Produce word for word the lines of the data below running from the one that has "What Bokeh code" to the one that has "x = [i + 0.5 for i in range(len(months))]", inclusive, and no others.
** start EXCERPTED RECORDS **
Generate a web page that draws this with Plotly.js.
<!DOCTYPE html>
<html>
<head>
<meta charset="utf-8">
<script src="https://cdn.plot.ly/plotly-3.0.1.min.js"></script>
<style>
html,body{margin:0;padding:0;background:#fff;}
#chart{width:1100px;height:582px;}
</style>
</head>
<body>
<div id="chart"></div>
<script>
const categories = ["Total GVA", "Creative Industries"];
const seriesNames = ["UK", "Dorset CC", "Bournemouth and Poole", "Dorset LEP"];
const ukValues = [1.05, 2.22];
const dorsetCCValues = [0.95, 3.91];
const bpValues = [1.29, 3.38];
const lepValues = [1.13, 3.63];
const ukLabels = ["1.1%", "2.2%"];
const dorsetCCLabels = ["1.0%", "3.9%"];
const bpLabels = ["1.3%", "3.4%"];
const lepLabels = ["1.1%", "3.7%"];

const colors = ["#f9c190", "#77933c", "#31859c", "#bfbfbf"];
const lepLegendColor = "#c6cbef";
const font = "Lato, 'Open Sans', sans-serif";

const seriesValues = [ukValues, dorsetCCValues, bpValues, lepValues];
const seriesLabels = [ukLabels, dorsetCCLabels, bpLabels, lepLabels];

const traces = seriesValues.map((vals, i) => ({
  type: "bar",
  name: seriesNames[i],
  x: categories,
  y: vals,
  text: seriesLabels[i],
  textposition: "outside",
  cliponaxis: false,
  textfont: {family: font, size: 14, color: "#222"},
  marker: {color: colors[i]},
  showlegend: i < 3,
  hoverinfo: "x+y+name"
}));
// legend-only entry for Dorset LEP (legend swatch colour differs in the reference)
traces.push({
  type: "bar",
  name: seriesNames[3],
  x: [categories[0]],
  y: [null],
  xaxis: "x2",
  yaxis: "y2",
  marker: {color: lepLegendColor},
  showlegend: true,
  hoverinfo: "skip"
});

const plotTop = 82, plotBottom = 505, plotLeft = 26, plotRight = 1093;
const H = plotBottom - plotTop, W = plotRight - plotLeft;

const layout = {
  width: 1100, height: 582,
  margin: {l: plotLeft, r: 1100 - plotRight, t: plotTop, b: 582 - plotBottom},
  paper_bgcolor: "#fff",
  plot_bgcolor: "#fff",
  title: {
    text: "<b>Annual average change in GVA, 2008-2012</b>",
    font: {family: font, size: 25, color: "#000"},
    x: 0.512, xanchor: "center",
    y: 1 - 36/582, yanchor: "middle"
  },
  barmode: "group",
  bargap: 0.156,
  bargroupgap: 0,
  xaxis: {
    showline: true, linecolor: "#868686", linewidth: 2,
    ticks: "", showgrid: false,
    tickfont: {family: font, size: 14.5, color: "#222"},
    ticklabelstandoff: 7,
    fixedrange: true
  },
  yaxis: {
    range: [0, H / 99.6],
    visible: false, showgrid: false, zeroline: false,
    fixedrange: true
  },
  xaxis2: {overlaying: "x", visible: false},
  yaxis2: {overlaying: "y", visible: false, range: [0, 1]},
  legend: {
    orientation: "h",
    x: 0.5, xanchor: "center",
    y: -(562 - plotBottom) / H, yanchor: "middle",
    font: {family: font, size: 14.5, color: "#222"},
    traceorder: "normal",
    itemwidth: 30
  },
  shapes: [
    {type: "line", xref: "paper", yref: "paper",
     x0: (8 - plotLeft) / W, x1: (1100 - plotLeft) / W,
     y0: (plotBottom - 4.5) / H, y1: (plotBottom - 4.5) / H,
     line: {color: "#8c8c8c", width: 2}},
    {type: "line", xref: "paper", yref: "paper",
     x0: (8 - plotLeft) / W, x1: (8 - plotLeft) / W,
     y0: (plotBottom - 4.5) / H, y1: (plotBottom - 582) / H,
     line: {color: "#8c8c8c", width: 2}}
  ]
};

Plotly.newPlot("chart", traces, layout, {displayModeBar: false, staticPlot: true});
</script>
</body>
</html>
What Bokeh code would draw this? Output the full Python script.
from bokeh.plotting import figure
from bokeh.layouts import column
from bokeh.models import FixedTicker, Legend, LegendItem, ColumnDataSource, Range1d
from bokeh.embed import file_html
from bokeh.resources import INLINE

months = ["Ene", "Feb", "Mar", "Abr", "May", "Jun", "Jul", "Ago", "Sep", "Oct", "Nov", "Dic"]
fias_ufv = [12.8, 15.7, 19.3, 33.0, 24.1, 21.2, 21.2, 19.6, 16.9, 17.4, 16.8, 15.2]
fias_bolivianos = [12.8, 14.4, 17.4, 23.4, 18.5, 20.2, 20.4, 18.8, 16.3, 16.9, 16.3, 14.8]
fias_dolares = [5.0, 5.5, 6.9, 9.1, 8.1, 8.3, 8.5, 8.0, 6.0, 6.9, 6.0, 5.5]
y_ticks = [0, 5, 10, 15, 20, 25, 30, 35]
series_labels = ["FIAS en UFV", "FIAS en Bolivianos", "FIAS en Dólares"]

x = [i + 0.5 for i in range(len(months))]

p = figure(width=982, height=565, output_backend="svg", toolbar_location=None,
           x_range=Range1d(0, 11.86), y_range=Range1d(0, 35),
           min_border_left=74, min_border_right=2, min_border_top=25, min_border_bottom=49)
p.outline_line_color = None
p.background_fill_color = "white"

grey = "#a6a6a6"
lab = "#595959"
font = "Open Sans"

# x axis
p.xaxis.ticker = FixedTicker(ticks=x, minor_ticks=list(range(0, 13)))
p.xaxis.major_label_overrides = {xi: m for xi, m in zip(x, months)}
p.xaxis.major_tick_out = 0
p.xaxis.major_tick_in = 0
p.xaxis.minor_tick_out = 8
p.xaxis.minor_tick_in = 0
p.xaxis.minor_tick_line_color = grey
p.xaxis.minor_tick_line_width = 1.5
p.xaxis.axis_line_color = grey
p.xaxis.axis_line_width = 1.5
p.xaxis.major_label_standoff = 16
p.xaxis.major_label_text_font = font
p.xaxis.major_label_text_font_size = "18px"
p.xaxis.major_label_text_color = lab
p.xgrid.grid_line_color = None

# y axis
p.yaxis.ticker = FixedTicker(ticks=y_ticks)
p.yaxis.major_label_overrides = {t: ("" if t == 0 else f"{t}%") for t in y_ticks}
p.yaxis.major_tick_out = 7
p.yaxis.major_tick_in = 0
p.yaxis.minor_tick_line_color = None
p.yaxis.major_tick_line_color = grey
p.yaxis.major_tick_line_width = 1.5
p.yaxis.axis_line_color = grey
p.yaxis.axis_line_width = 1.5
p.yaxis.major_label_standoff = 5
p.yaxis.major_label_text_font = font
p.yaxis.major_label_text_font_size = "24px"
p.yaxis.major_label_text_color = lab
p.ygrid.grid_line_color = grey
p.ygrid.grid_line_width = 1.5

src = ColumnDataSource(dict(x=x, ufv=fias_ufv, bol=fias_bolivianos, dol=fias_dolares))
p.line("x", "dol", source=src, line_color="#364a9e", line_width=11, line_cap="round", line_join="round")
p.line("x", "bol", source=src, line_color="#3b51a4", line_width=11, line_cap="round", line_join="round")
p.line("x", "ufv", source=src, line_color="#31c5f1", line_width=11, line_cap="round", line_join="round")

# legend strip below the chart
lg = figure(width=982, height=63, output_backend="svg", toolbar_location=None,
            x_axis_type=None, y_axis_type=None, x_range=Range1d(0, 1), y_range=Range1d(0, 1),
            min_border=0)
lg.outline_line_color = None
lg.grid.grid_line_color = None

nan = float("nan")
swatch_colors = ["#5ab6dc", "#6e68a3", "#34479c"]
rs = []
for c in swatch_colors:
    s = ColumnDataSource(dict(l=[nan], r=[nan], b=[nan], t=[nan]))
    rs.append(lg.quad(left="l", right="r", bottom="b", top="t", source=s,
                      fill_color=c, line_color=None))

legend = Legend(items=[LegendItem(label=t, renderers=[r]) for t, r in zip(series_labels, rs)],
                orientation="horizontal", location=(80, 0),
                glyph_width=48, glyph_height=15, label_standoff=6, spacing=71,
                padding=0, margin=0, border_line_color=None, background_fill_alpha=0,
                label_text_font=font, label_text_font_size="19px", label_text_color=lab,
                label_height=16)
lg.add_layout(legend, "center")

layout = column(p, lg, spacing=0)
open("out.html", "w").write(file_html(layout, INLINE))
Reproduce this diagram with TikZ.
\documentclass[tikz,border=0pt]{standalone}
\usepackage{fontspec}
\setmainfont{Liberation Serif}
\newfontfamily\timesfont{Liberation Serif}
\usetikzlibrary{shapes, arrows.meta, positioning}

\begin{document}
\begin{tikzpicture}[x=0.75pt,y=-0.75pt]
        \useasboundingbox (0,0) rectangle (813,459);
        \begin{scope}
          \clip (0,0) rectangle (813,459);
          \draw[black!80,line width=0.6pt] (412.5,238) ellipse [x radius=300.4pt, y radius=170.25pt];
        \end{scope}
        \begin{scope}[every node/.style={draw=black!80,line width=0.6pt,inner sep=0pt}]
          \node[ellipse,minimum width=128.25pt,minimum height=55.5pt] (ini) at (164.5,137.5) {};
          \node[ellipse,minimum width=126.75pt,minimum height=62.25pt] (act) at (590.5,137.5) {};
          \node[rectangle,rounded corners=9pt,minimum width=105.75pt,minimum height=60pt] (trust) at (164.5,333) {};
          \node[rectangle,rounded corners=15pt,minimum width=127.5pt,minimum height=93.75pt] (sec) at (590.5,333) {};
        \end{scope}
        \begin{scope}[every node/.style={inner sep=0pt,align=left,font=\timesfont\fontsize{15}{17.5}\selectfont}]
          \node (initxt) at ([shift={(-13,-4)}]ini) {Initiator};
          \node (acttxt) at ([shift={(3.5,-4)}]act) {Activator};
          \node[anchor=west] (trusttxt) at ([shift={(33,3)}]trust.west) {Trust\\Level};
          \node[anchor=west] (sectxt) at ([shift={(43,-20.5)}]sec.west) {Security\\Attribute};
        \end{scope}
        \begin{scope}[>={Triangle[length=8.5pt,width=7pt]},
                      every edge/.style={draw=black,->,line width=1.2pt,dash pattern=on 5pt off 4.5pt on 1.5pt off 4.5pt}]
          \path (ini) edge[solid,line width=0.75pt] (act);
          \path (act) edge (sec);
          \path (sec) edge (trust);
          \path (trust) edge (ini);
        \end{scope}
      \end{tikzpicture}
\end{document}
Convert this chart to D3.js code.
** end EXCERPTED RECORDS **
SOLUTION FOR THIS PROBLEM:
What Bokeh code would draw this? Output the full Python script.
from bokeh.plotting import figure
from bokeh.layouts import column
from bokeh.models import FixedTicker, Legend, LegendItem, ColumnDataSource, Range1d
from bokeh.embed import file_html
from bokeh.resources import INLINE

months = ["Ene", "Feb", "Mar", "Abr", "May", "Jun", "Jul", "Ago", "Sep", "Oct", "Nov", "Dic"]
fias_ufv = [12.8, 15.7, 19.3, 33.0, 24.1, 21.2, 21.2, 19.6, 16.9, 17.4, 16.8, 15.2]
fias_bolivianos = [12.8, 14.4, 17.4, 23.4, 18.5, 20.2, 20.4, 18.8, 16.3, 16.9, 16.3, 14.8]
fias_dolares = [5.0, 5.5, 6.9, 9.1, 8.1, 8.3, 8.5, 8.0, 6.0, 6.9, 6.0, 5.5]
y_ticks = [0, 5, 10, 15, 20, 25, 30, 35]
series_labels = ["FIAS en UFV", "FIAS en Bolivianos", "FIAS en Dólares"]

x = [i + 0.5 for i in range(len(months))]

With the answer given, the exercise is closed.